In the light of the above, we can review firstly what globalization means today; secondly, what its consequences are and the movements organized to resist it; thirdly, what stage globalization has now reached; and, finally, what the strategies are against the globalization of capital.
I. What is globalization today?
It’s an economic process with political, military and cultural support. It’s a new stage in the neoliberal phase of capital accumulation, which began in the mid seventies, with what is known as the Washington consensus. We are using the word globalization with a very precise meaning, realizing – of course – that it is a long-standing, historical process that has taken on specific characteristics in the last 30 years.
The main reason this economic process was set in motion was that returns on capital were decreasing, because of falling productivity. After WW2, productivity had enabled income to be distributed to some extent between capital, labor and Government. In other words, it was the end of Keynesianism, to which must be added the failure of development policies in the Third World and, finally, the collapse of real socialism in Eastern Europe.
To accelerate its growth, capital has had to develop two main strategies.
1- Cause labor’s role in social output to shrink. This was done by a veritable offensive against labor: reducing its share in the social product by lowering real wages, deregulation, relocations, lowering social benefits, and loosening the grip of organized labor.
2- Cause the role of the State, as the distributor of income and social mediator, to shrink.

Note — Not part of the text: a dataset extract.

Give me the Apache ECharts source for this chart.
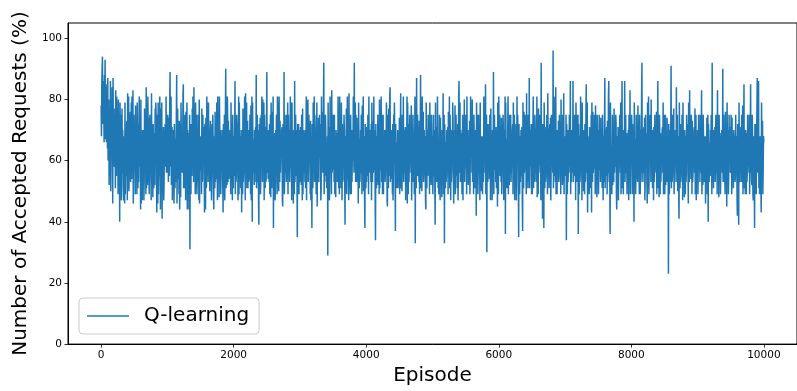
<!DOCTYPE html>
<html>
<head>
<meta charset="utf-8">
<script src="https://cdn.jsdelivr.net/npm/echarts@6/dist/echarts.min.js"></script>
<style>
html,body{margin:0;padding:0;background:#fff;}
#chart{width:797px;height:391px;}
</style>
</head>
<body>
<div id="chart"></div>
<script>
// Episode spacing of the sampled points (one value every 5 episodes, 0..10000)
const episodeStep = 5;
const seriesName = 'Q-learning';
const xTicks = [0, 2000, 4000, 6000, 8000, 10000];
const yTicks = [0, 20, 40, 60, 80, 100];

// Accepted requests (%), rows of 100 samples (500 episodes each)
const accepted = [
  78,68,84,90,94,72,80,86,77,66,88,79,93,67,70,85,66,84,79,64,87,60,64,80,52,74,75,55,86,50,61,79,63,84,82,46,87,58,60,77,58,74,72,51,83,56,55,81,64,70,77,49,80,58,62,75,40,79,68,53,75,47,51,77,56,70,70,56,47,68,66,46,79,49,58,70,55,72,73,47,82,51,57,81,50,75,69,58,76,53,53,79,54,81,71,56,83,46,59,75,
  60,68,67,49,78,58,56,70,49,79,64,51,72,53,53,81,58,75,70,44,80,46,59,68,47,70,66,56,70,47,54,77,61,72,73,49,84,51,57,79,52,81,68,53,74,49,55,75,57,68,71,47,82,58,60,70,48,72,65,51,69,53,52,77,63,79,74,56,43,75,62,46,79,49,56,68,55,81,70,44,77,51,58,79,41,68,67,53,71,47,53,70,59,72,72,58,81,56,61,75,
  56,75,69,53,74,56,55,79,89,58,63,81,52,68,71,47,70,49,57,70,46,72,65,51,67,53,54,75,88,46,60,77,54,70,72,49,73,44,52,72,48,79,68,58,66,56,58,81,85,51,62,68,51,75,70,47,76,53,56,79,44,70,66,56,69,44,53,75,31,72,64,49,72,58,55,77,58,81,73,53,84,56,59,68,49,79,67,51,75,49,54,70,53,75,70,47,80,46,61,68,
  57,68,66,49,77,53,54,75,62,70,71,56,43,72,59,44,74,51,52,81,55,79,68,53,79,56,57,68,50,70,73,58,71,47,56,72,60,75,65,49,44,68,62,51,76,53,53,70,54,79,69,47,81,58,58,75,48,81,70,56,70,49,55,68,58,70,67,53,43,72,63,58,75,47,56,75,90,51,61,79,52,81,72,53,73,56,54,68,61,70,68,49,79,53,57,72,47,75,64,51,
  63,68,55,70,86,49,66,53,55,75,72,56,72,47,53,81,49,79,65,53,68,51,58,70,43,68,70,49,77,53,56,75,59,81,68,47,82,56,61,79,51,70,73,51,70,53,54,68,62,75,66,49,78,47,57,81,40,79,63,56,67,58,52,70,56,68,71,53,88,51,59,75,53,70,67,47,39,72,62,58,74,49,55,75,60,81,70,53,80,56,58,79,47,75,65,51,71,53,54,70,
  89,56,63,68,54,70,70,53,72,49,55,75,48,79,67,51,76,53,58,81,38,68,64,56,69,47,53,70,57,75,72,49,81,51,60,79,50,81,68,53,73,56,56,68,61,70,71,47,45,72,62,51,89,49,57,75,56,68,69,53,75,58,54,79,49,75,66,56,70,53,59,81,58,79,73,47,79,51,55,68,46,70,65,49,86,53,61,75,55,68,70,56,35,72,58,58,72,49,63,70,
  64,53,71,56,52,75,66,47,77,49,57,70,56,68,69,53,70,51,54,81,47,79,63,56,80,53,60,75,59,70,72,49,73,47,55,68,38,72,65,51,79,56,58,81,53,75,70,53,68,49,56,79,45,70,67,56,74,53,53,75,61,68,72,47,50,81,64,58,76,56,57,79,92,49,62,70,55,75,69,53,66,51,54,68,29,79,60,56,71,47,56,81,58,70,68,49,83,56,59,75,
  57,75,68,53,75,49,55,68,48,70,66,56,69,53,58,81,62,51,72,49,81,56,57,75,51,79,67,47,72,53,54,70,58,75,70,56,39,68,61,53,77,49,56,81,54,70,69,47,82,51,59,68,49,75,64,49,70,53,53,70,60,81,71,56,92,58,58,79,53,75,68,53,74,56,55,68,46,79,66,51,67,53,57,70,56,75,72,49,78,56,60,81,50,68,65,47,38,72,62,51,
  71,53,58,70,55,75,69,49,81,56,62,68,60,70,53,72,47,79,66,53,73,56,57,81,58,68,70,47,34,72,61,51,68,53,55,75,52,70,71,49,80,51,59,68,57,81,67,53,75,49,54,75,49,68,65,56,70,53,56,70,63,79,72,47,45,75,60,51,77,56,55,81,84,53,63,68,54,70,68,49,72,47,57,75,59,79,70,56,37,72,62,53,66,51,56,70,51,68,69,53,
  74,49,60,68,82,51,66,53,50,75,68,56,81,53,57,70,56,68,71,47,69,56,54,81,46,79,65,49,72,53,59,75,61,70,70,56,78,47,56,68,53,75,67,53,64,49,58,81,33,72,62,51,87,56,55,75,55,70,69,53,73,49,60,68,88,51,64,79,50,81,71,56,76,53,57,70,58,68,68,47,44,79,63,51,70,56,55,75,62,70,72,49,79,53,58,68,52,75,66,53,
  68,49,57,75,55,70,70,53,39,79,63,56,71,53,54,81,81,51,66,49,57,75,72,47,74,56,58,68,48,70,67,53,82,49,61,75,33,72,64,51,66,53,55,70,59,68,71,49,76,56,57,81,51,75,68,47,70,53,56,68,62,79,73,56,46,70,60,53,78,49,58,75,55,68,69,51,72,47,54,81,86,56,63,79,53,70,70,53,69,49,56,75,47,68,66,56,80,53,59,70,
  58,75,69,49,81,56,56,70,52,68,67,53,73,49,60,81,61,70,71,56,80,53,55,68,49,75,66,51,70,56,58,70,42,79,63,53,75,49,57,75,56,70,72,47,79,51,59,68,50,68,68,49,68,53,54,81,60,75,70,56,85,49,62,75,30,72,57,53,72,56,65,70,54,75,71,47,77,53,56,68,47,70,68,56,89,49,61,75,57,68,70,53,71,51,55,70,45,79,64,49,
  81,56,60,75,55,70,71,53,74,49,56,68,59,75,68,47,70,53,57,81,36,79,63,56,67,51,55,70,81,49,66,53,52,75,70,56,75,53,58,68,58,70,72,49,79,56,61,75,47,68,65,53,72,47,54,81,61,75,69,56,35,72,59,49,68,53,56,70,55,68,71,47,37,79,64,51,76,56,58,75,63,70,70,49,82,53,57,68,51,75,67,53,87,51,62,70,58,68,72,49,
  72,49,58,70,81,51,64,53,54,75,70,56,69,53,56,81,48,68,66,49,77,56,59,75,60,70,71,47,92,49,62,68,41,72,57,53,38,79,64,51,71,53,55,70,56,75,69,49,82,56,60,68,51,70,72,53,74,47,57,75,63,68,68,56,96,51,61,81,55,75,70,53,84,49,58,68,49,70,66,56,73,53,55,75,60,68,72,49,80,56,59,70,52,75,68,53,82,49,63,68,
  63,68,55,75,34,72,62,49,70,53,57,70,58,75,71,56,86,49,64,53,53,70,69,56,86,53,60,68,61,75,55,70,47,79,67,53,75,56,58,75,36,72,62,49,68,53,56,81,57,75,72,47,79,56,59,68,50,70,66,49,72,53,54,75,85,56,63,79,43,68,60,53,66,49,71,51,55,70,57,75,43,79,65,53,76,56,58,70,59,75,70,49,78,53,61,68,48,75,64,56,
  70,49,59,75,57,70,68,53,74,56,55,68,51,75,66,47,68,53,58,70,87,51,63,68,55,70,71,49,73,53,57,81,86,56,64,53,36,79,60,56,65,49,54,75,52,70,69,53,77,56,61,68,58,75,72,49,44,68,63,53,71,47,56,70,61,75,68,56,79,49,59,68,86,51,65,53,49,70,70,56,86,53,62,75,56,68,67,49,69,56,55,70,47,75,64,53,83,49,60,68,
  60,75,68,49,72,53,56,70,40,79,63,56,67,49,55,75,54,70,70,53,78,56,58,68,49,75,66,49,70,53,57,81,92,56,64,53,53,70,71,56,74,47,56,75,58,68,69,53,46,79,62,51,81,49,59,70,62,75,72,53,80,56,57,68,51,70,67,47,71,53,55,75,57,68,70,56,76,49,61,70,86,51,63,53,48,75,68,49,69,53,56,68,60,70,71,56,79,49,58,75,
  66,49,60,75,52,70,68,53,74,56,57,68,23,72,62,49,70,53,56,70,91,51,65,53,55,75,71,56,77,49,58,68,59,70,69,53,84,56,61,75,50,68,66,49,41,79,63,51,72,53,55,70,56,75,70,47,79,56,59,68,48,70,67,49,68,53,56,75,61,68,72,56,46,79,64,53,83,56,58,70,54,75,69,49,73,53,55,68,58,70,71,56,77,49,60,75,47,68,65,53,
  70,49,58,75,57,70,69,53,75,56,62,68,83,49,56,70,52,75,67,53,68,53,55,68,46,68,64,56,74,49,58,75,40,72,62,53,66,56,57,70,55,75,70,49,92,53,61,68,51,70,68,56,71,53,56,75,60,68,72,49,83,56,59,70,48,75,65,53,69,49,55,68,57,70,70,56,90,53,63,75,53,68,68,49,76,56,57,70,45,79,64,53,70,49,56,75,62,70,71,56,
  58,75,66,49,74,53,57,68,51,70,68,56,67,53,55,75,56,68,64,49,42,72,60,56,39,79,63,53,71,56,56,70,53,75,69,53,78,49,61,68,85,51,64,53,49,70,67,49,69,53,57,75,58,68,70,56,75,49,60,70,85,56,63,53,52,75,66,49,47,68,58,53,38,72,62,56,72,49,65,75,87,56,60,70,86,51,68,49,55,68,62,53,43,79,66,56,73,49,58,68,
  66
];

const lineData = accepted.map((v, i) => [i * episodeStep, v]);

const chart = echarts.init(document.getElementById('chart'), null, {renderer: 'canvas'});
const font = 'DejaVu Sans';
const plain = v => String(v);
chart.setOption({
  animation: false,
  backgroundColor: '#ffffff',
  grid: {
    left: 68, right: -10, top: 23, bottom: 46,
    show: true, borderColor: '#000', borderWidth: 1, backgroundColor: 'transparent'
  },
  legend: {
    left: 79, top: 298,
    data: [{name: seriesName, icon: 'rect'}],
    orient: 'vertical',
    padding: [7, 10, 7, 8],
    borderColor: '#cccccc', borderWidth: 1, borderRadius: 4,
    backgroundColor: 'rgba(255,255,255,0.8)',
    itemWidth: 42, itemHeight: 1.5,
    itemStyle: {color: '#1f77b4'},
    textStyle: {fontFamily: font, fontSize: 20, color: '#000', padding: [0, 0, 0, 10], lineHeight: 22}
  },
  xAxis: {
    type: 'value', min: -500, max: 10500,
    name: 'Episode', nameLocation: 'middle', nameGap: 21,
    nameTextStyle: {fontFamily: font, fontSize: 20, color: '#000'},
    axisLine: {show: true, onZero: false, lineStyle: {color: '#000', width: 1}},
    axisTick: {show: true, length: 3.5, lineStyle: {color: '#000', width: 0.8}, customValues: xTicks},
    axisLabel: {fontFamily: font, fontSize: 10.5, color: '#000', margin: 6, customValues: xTicks, formatter: plain},
    splitLine: {show: false}
  },
  yAxis: {
    type: 'value', min: 0, max: 105,
    name: 'Number of Accepted Requests (%)', nameLocation: 'middle', nameGap: 30,
    nameTextStyle: {fontFamily: font, fontSize: 20, color: '#000'},
    axisLine: {show: true, onZero: false, lineStyle: {color: '#000', width: 1}},
    axisTick: {show: true, length: 3.5, lineStyle: {color: '#000', width: 0.8}, customValues: yTicks},
    axisLabel: {fontFamily: font, fontSize: 10.5, color: '#000', margin: 6, customValues: yTicks, formatter: plain},
    splitLine: {show: false}
  },
  series: [{
    name: seriesName,
    type: 'line',
    data: lineData,
    symbol: 'none',
    showSymbol: false,
    sampling: null,
    progressive: 0,
    lineStyle: {color: '#1f77b4', width: 1.5},
    itemStyle: {color: '#1f77b4'}
  }]
});
</script>
</body>
</html>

This was accomplished by successive waves of privatizations, not only of sectors of the economy, but also of public services, with the austerity programs imposed by the international financial institutions, specially the IMF (structural adjustment programs).
If you analyze the main instruments of the current economic globalization, you will see the following. Firstly, production and distribution processes are being integrated in ways that ignore national boundaries. Also, production, distribution and communications are being concentrated in the hands of an ever decreasing number of large corporations. Financial capital is what predominates. Finally, the frontiers of capitalism, both geographical and technological, are being pushed back.
II. Social and cultural consequences and opposition
The process of globalization is resulting in the destruction, in a number of ways, of all that mankind does collectively.
Destruction of the economy: if the economy is human action directed to establishing the material basis for the physical and cultural life of all mankind the world over, capitalism is the most inefficient system in human history. Never have there been so many poor, never have there been so many social disparities. This constitutes the first basis for revolts and resistance.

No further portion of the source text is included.